We assume for purposes of this analysis that, independent of the ascendancy of the forwarding attorney to the Judiciary, the “forwarding fee” described in inquiring counsel’s letter would otherwise be permitted under the provisions of DR 2-10.7. That Rule prohibits a lawyer from dividing a fee for legal services with another lawyer who is neither a partner nor an associate of the lawyer’s firm or office, unless consented to by the client after full disclosure (DR 2-107 (A) (1) ], and unless either the division is proportional to the services performed by each lawyer, or each lawyer assumes joint responsibility for the representation in writing to the client [DR 2-107 (A) (2), amd. eff. Sept. 1, 1990]. We also presume that the subject fee is neither illegal nor excessive, DR 2-106, and is not so large as to create an appearance of impropriety, EC 9-6, Canon 2 of the Code of Judicial Ethics.

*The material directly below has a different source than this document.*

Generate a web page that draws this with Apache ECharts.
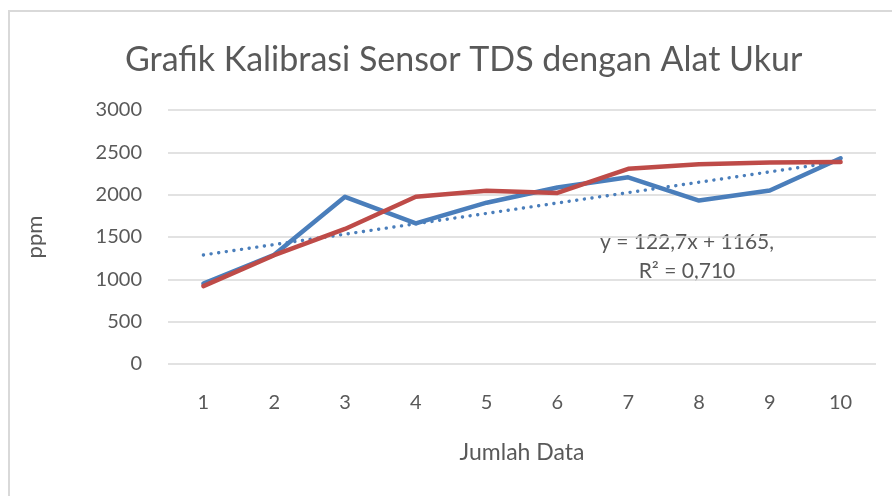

The described facts indicate only that the forwarding attorney is to be paid “an amount equivalent to the services rendered”.
This Committee has previously determined that a straight “referral fee” cannot be paid to a forwarding attorney for the referral alone. See, Opinions 90-14, 88-48, and New York State opinion 408. Whether the provisos of DR 2-107 are applicable here to remove the subject “forwarding fee” from the general proscription of that Rule cannot be ascertained from the limited facts supplied. As the inquiry focuses upon the status of the forwarding counsel as a sitting judge subsequent to the provision of his or her legal services to be reflected in the forwarding fee, it will be presumed that the DR 2-107 provisos do apply, and that the payment of the fee would thus have been unobjectionable had forwarding counsel remained a practicing attorney.
The question then is whether accepting the office of judge, of itself, precludes inquiring counsel from honoring, and the now member of the Judiciary from accepting performance of what is otherwise an unobjectionable, unfulfilled contractual obligation.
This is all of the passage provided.